Countries like the US and UK have a regulated, organised market with banks and corporates dedicated to investing in collectibles, despite lesser years of heritage as compared to India. Coin imports, around the globe, are free from restrictions and customs duties. However, the picture is not the same here. “In India, we are not allowed to import even Indian-origin coins, medals or banknotes without being harassed by Customs and DGFT. Those who seek to import Indian-origin coins back to India have to spend hours running from pillar to post and end up paying exorbitant duty and fines,” says Todywalla. Combine this disabling atmosphere with a general lack of awareness, and also the very limited number of coin shops in India. That’s why the market is still tagged as an unorganised one.

That may be changing, though. Experts cite the very number of books available  in the market that can guide collectors—to identify coins correctly and evaluate their historic importance. Building a certain deep familiarity is part of the process—if a collector has to gain knowledge, it’s best that he or she relates to a certain type of coinage, be it as a connection with a region or a period in history that he/she enjoys reading about or cherished in childhood. This also brings a certain order and thought into collections—they no longer stay haphazard, random purchases. Any collection that is well thought out can fetch maximum returns. One has to strategise and consider certain benchmarks before making a purchase.

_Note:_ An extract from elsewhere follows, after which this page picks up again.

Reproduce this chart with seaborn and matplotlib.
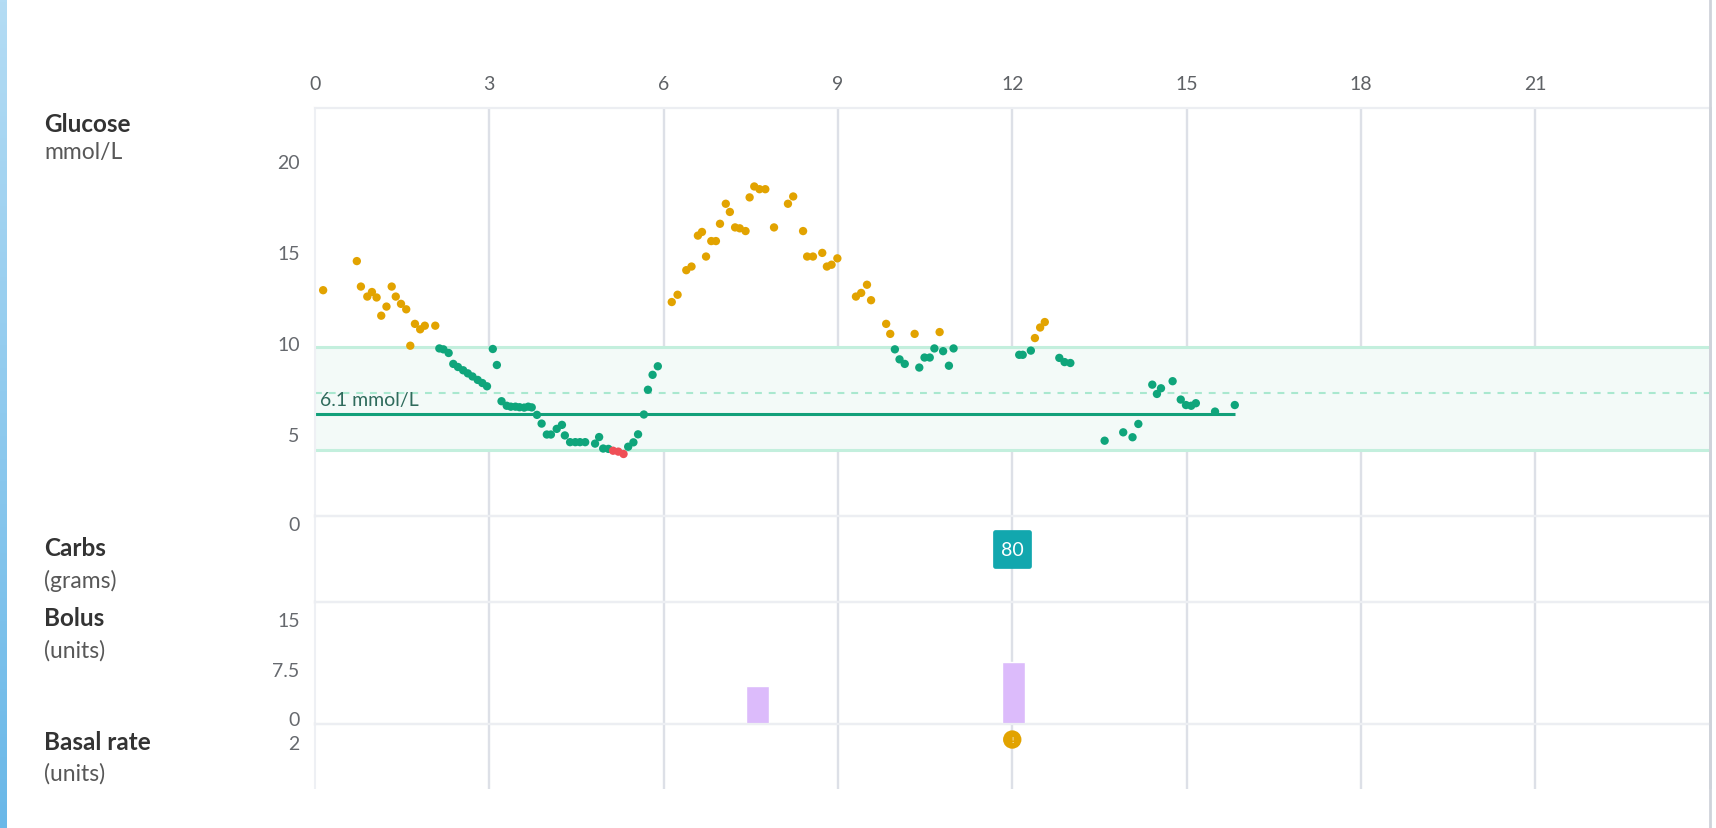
import numpy as np
import pandas as pd
import matplotlib
matplotlib.use("Agg")
import matplotlib.pyplot as plt
import seaborn as sns
from matplotlib.transforms import ScaledTranslation
from matplotlib.patches import Rectangle
from matplotlib.lines import Line2D
from matplotlib.colors import LinearSegmentedColormap

# ---------------- data ----------------
glucose_hours = [0.14, 0.72, 0.79, 0.90, 0.98, 1.06, 1.14, 1.23, 1.32, 1.39, 1.48, 1.57,
                 1.64, 1.72, 1.81, 1.89, 2.07, 2.14, 2.21, 2.30, 2.38, 2.46, 2.55, 2.63,
                 2.71, 2.80, 2.88, 2.96, 3.06, 3.13, 3.21, 3.30, 3.37, 3.45, 3.52, 3.60,
                 3.67, 3.73, 3.82, 3.90, 3.99, 4.06, 4.16, 4.25, 4.30, 4.39, 4.48, 4.56,
                 4.65, 4.82, 4.89, 4.96, 5.05, 5.13, 5.22, 5.31, 5.39, 5.48, 5.56, 5.66,
                 5.73, 5.81, 5.90, 6.14, 6.24, 6.39, 6.48, 6.59, 6.66, 6.73, 6.82, 6.90,
                 6.97, 7.07, 7.14, 7.23, 7.31, 7.41, 7.48, 7.56, 7.65, 7.75, 7.90, 8.14,
                 8.23, 8.40, 8.47, 8.57, 8.73, 8.81, 8.89, 8.99, 9.31, 9.40, 9.50, 9.57,
                 9.83, 9.90, 9.98, 10.06, 10.15, 10.32, 10.40, 10.49, 10.58, 10.66, 10.75,
                 10.81, 10.91, 10.99, 12.12, 12.18, 12.32, 12.39, 12.48, 12.56, 12.81,
                 12.90, 13.00, 13.59, 13.91, 14.07, 14.17, 14.41, 14.49, 14.56, 14.76,
                 14.90, 14.99, 15.08, 15.16, 15.49, 15.83]
glucose_values = [12.9, 14.5, 13.1, 12.55, 12.8, 12.5, 11.5, 12.0, 13.1, 12.55, 12.15, 11.85,
                  9.85, 11.05, 10.75, 10.95, 10.95, 9.7, 9.65, 9.45, 8.85, 8.68, 8.5, 8.33,
                  8.16, 7.97, 7.8, 7.62, 9.67, 8.79, 6.8, 6.55, 6.5, 6.5, 6.47, 6.45,
                  6.5, 6.46, 6.05, 5.57, 4.97, 4.97, 5.28, 5.5, 4.92, 4.55, 4.55, 4.55,
                  4.55, 4.47, 4.83, 4.2, 4.18, 4.08, 4.03, 3.9, 4.3, 4.54, 4.98, 6.07,
                  7.43, 8.25, 8.72, 12.25, 12.65, 14.0, 14.2, 15.9, 16.1, 14.75, 15.6, 15.6,
                  16.55, 17.65, 17.2, 16.35, 16.3, 16.15, 18.0, 18.6, 18.45, 18.45, 16.35, 17.65,
                  18.05, 16.15, 14.75, 14.75, 14.95, 14.2, 14.3, 14.65, 12.55, 12.75, 13.2, 12.35,
                  11.05, 10.5, 9.65, 9.1, 8.85, 10.5, 8.65, 9.2, 9.2, 9.7, 10.6,
                  9.55, 8.75, 9.7, 9.35, 9.35, 9.58, 10.27, 10.85, 11.15, 9.18,
                  8.95, 8.9, 4.63, 5.09, 4.82, 5.55, 7.71, 7.2, 7.51, 7.9,
                  6.89, 6.59, 6.55, 6.69, 6.23, 6.59]

target_low = 4.12
target_high = 9.76
target_mid = 7.25
mean_glucose = 6.1
mean_label = "6.1 mmol/L"

carb_hours = [12.0]
carb_grams = [80]

bolus_hours = [7.62, 12.02]
bolus_units = [5.8, 9.4]

basal_hours = [12.0]
basal_units = [2.04]

hour_ticks = [0, 3, 6, 9, 12, 15, 18, 21]
glucose_ticks = [5, 10, 15, 20]
bolus_ticks = [0, 7.5, 15]
bolus_tick_labels = ["0", "7.5", "15"]
basal_ticks = [1, 2]

panel_titles = [("Glucose", "mmol/L"), ("Carbs", "(grams)"),
                ("Bolus", "(units)"), ("Basal rate", "(units)")]

# ---------------- style ----------------
sns.set_theme(style="white")
plt.rcParams["font.family"] = ["Lato", "DejaVu Sans"]

W, H = 1716, 829
fig = plt.figure(figsize=(W / 100, H / 100), dpi=100)
fig.patch.set_facecolor("white")

X0, X1 = 315, 1709.5


def rect(top, bottom):
    return [X0 / W, 1 - bottom / H, (X1 - X0) / W, (bottom - top) / H]


ax_g = fig.add_axes(rect(109.4, 516.5))
ax_c = fig.add_axes(rect(516.5, 603))
ax_b = fig.add_axes(rect(603, 725))
ax_r = fig.add_axes(rect(725, 829))

TICK_COLOR = "#66696e"
GRID = "#dde0e7"
SEP = "#eceef2"

for ax in (ax_g, ax_c, ax_b, ax_r):
    ax.set_xlim(0, 24)
    ax.set_facecolor("none")
    for h in hour_ticks[1:]:
        ax.axvline(h, color=GRID, lw=1.7, zorder=0)
    ax.spines["left"].set_color("#eef0f4")
    ax.spines["left"].set_linewidth(1.5)
    ax.spines["right"].set_color("#cfd3da")
    ax.spines["right"].set_linewidth(2)
    ax.spines["top"].set_color(SEP)
    ax.spines["top"].set_linewidth(1.6)
    ax.spines["bottom"].set_color(SEP)
    ax.spines["bottom"].set_linewidth(1.6)
    ax.tick_params(axis="both", length=0, labelsize=14, labelcolor=TICK_COLOR, pad=11)
    ax.set_xlabel("")
    ax.set_ylabel("")

ax_r.spines["bottom"].set_visible(False)

# ---------------- glucose ----------------
gdf = pd.DataFrame({"hour": glucose_hours, "glucose": glucose_values})
gdf["range"] = np.where(gdf["glucose"] > target_high, "high",
                        np.where(gdf["glucose"] < target_low, "low", "in range"))
palette = {"high": "#e2a300", "in range": "#0fa57b", "low": "#ef4f56"}

ax_g.axhspan(target_low, target_high, color="#f3faf8", lw=0, zorder=0.5)
ax_g.axhline(target_high, color="#c3efdd", lw=2.2, zorder=1)
ax_g.axhline(target_low, color="#c3efdd", lw=2.2, zorder=1)
ax_g.axhline(target_mid, color="#a9e8cf", lw=1.5, ls=(0, (3.3, 3.3)), zorder=1)
ax_g.hlines(mean_glucose, 0, max(glucose_hours), color="#12a07a", lw=2.2, zorder=2)
ax_g.text(0.08, mean_glucose + 0.5, mean_label, color="#2f6b5c", fontsize=14,
          va="baseline", ha="left", zorder=3)

sns.scatterplot(data=gdf, x="hour", y="glucose", hue="range", palette=palette,
                s=36, edgecolor="none", legend=False, ax=ax_g, zorder=4)
ax_g.set_xlim(0, 24)
ax_g.set_ylim(0.52, 22.89)
ax_g.set_yticks(glucose_ticks)
ax_g.set_yticklabels([str(t) for t in glucose_ticks])
ax_g.xaxis.tick_top()
ax_g.set_xticks(hour_ticks)
ax_g.set_xticklabels([str(t) for t in hour_ticks])
ax_g.tick_params(axis="x", pad=12, labelcolor="#5f6266")
ax_g.tick_params(axis="y", pad=11)
ax_g.set_xlabel("")
ax_g.set_ylabel("")
# glucose "0" tick label that sits just under the panel
ax_g.text(0, 0, "0", transform=ax_g.get_yaxis_transform() +
          ScaledTranslation(-15 / 100, 0, fig.dpi_scale_trans),
          ha="right", va="center", fontsize=14, color=TICK_COLOR, clip_on=False)

# ---------------- carbs ----------------
cdf = pd.DataFrame({"hour": carb_hours, "grams": carb_grams})
cdf["row"] = 0.607
ax_c.set_ylim(0, 1)
sns.scatterplot(data=cdf, x="hour", y="row", marker="s", s=620, color="#12a7ae",
                edgecolor="#12a7ae", linewidth=3.4, joinstyle="round", legend=False,
                ax=ax_c, zorder=4)
for h, g, r in zip(cdf["hour"], cdf["grams"], cdf["row"]):
    ax_c.text(h, r, str(g), color="white", fontsize=14, ha="center", va="center",
              zorder=5)
ax_c.set_xlim(0, 24)
ax_c.set_ylim(0, 1)
ax_c.set_yticks([])
ax_c.set_xticks([])
ax_c.set_xlabel("")
ax_c.set_ylabel("")

# ---------------- bolus ----------------
bdf = pd.DataFrame({"hour": bolus_hours, "units": bolus_units})
bar_w = 0.40 / (bolus_hours[1] - bolus_hours[0])
sns.barplot(data=bdf, x="hour", y="units", native_scale=True, width=bar_w,
            color="#dcbbfb", saturation=1, errorbar=None, ax=ax_b, zorder=3)
ax_b.set_xlim(0, 24)
ax_b.set_ylim(0, 18.4)
ax_b.set_yticks(bolus_ticks)
ax_b.set_yticklabels(bolus_tick_labels)
ax_b.set_xticks([])
ax_b.set_xlabel("")
ax_b.set_ylabel("")
ax_b.tick_params(axis="y", length=0, labelsize=14, labelcolor=TICK_COLOR, pad=11)
for lbl in ax_b.get_yticklabels():
    lbl.set_transform(lbl.get_transform() + ScaledTranslation(0, 5.7 / 100, fig.dpi_scale_trans))

# ---------------- basal ----------------
rdf = pd.DataFrame({"hour": basal_hours, "units": basal_units})
sns.scatterplot(data=rdf, x="hour", y="units", color="#e2a300", s=175,
                edgecolor="none", ax=ax_r, zorder=4, legend=False)
for h, u in zip(basal_hours, basal_units):
    ax_r.text(h, u, "!", color="white", fontsize=6, ha="center", va="center", zorder=5)
ax_r.set_xlim(0, 24)
ax_r.set_ylim(0.411, 2.326)
ax_r.set_yticks(basal_ticks)
ax_r.set_yticklabels([str(t) for t in basal_ticks])
ax_r.set_xticks([])
ax_r.set_xlabel("")
ax_r.set_ylabel("")
ax_r.tick_params(axis="y", length=0, labelsize=14, labelcolor=TICK_COLOR, pad=11)

# ---------------- left titles ----------------
title_y = [(125, 153), (549, 581), (619, 651), (743, 774)]
for (t, sub), (y1, y2) in zip(panel_titles, title_y):
    fig.text(44 / W, 1 - y1 / H, t, fontsize=17.5, fontweight="bold", color="#333333",
             ha="left", va="center")
    fig.text(44 / W, 1 - y2 / H, sub, fontsize=16.5, color="#585858",
             ha="left", va="center")

# ---------------- frame decorations ----------------
fig.patches.append(Rectangle((7 / W, 0), 1, (829 - 790) / H, transform=fig.transFigure,
                             fc="white", ec="none", zorder=10))
fig.lines.append(Line2D([1710 / W, 1710 / W], [0, 1], transform=fig.transFigure,
                        color="#cfd3da", lw=2, zorder=11))
ax_s = fig.add_axes([0, 0, 7 / W, 1], zorder=12)
grad = np.linspace(0, 1, 256).reshape(-1, 1)
cmap = LinearSegmentedColormap.from_list("stripe", ["#b4dcf4", "#6ab8e8"])
ax_s.imshow(grad, aspect="auto", cmap=cmap, extent=[0, 1, 0, 1], origin="upper")
ax_s.set_axis_off()

fig.savefig("out.png", dpi=100, facecolor="white")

“There are several niche areas that are doing extremely well. Ancient India coins such as Gupta gold coins, Mughal coinage, those from the Princely States, and British India coins are ever so popular with collectors and investors alike,” says Todywalla.

This process of evolution can be seen at the institutional level also. “This market is no longer completely unorganised, with several auction companies and dealerships. Prices are dependent on condition and rarity. Online sale results are a good benchmark for people to ascertain the valuation of certain items. To monetise, you could either find a collector or an investor, or you could go to an auction company to sell your wares to list them in a transparent marketplace. Or one could use online portals,” says Todywalla.

But with the advent of online platforms, it becomes difficult for collectors to know who the seller is and what their antecedents are. It is important for the buyer to have confidence and trust in the seller. A guarantee is the first step towards building a foundation of trust, says Madon. “As far as unethical practices are concerned, auctions are fairer places, where you come across different dealers, and catalogue prices. The communication helps you understand where the market stands,” says Ajay Goyal, a senior collector and member of the executive committee of Mumbai Coin Society.

The online ecosystem segues into this in other ways too. The lack of interest in the mainstream media has not helped, so auctioneers mostly rely on social media. But, much to the delight of collectors, the number of auctions has increased. “Earlier, we used to wait for one auction every quarter, now we have 7-8 auctions every month,” says Goyal. A striking irony is that all this buzz is happening at a time when money itself is transforming from metal currency to digital ones, and experts feel that can only put more glitter on the market.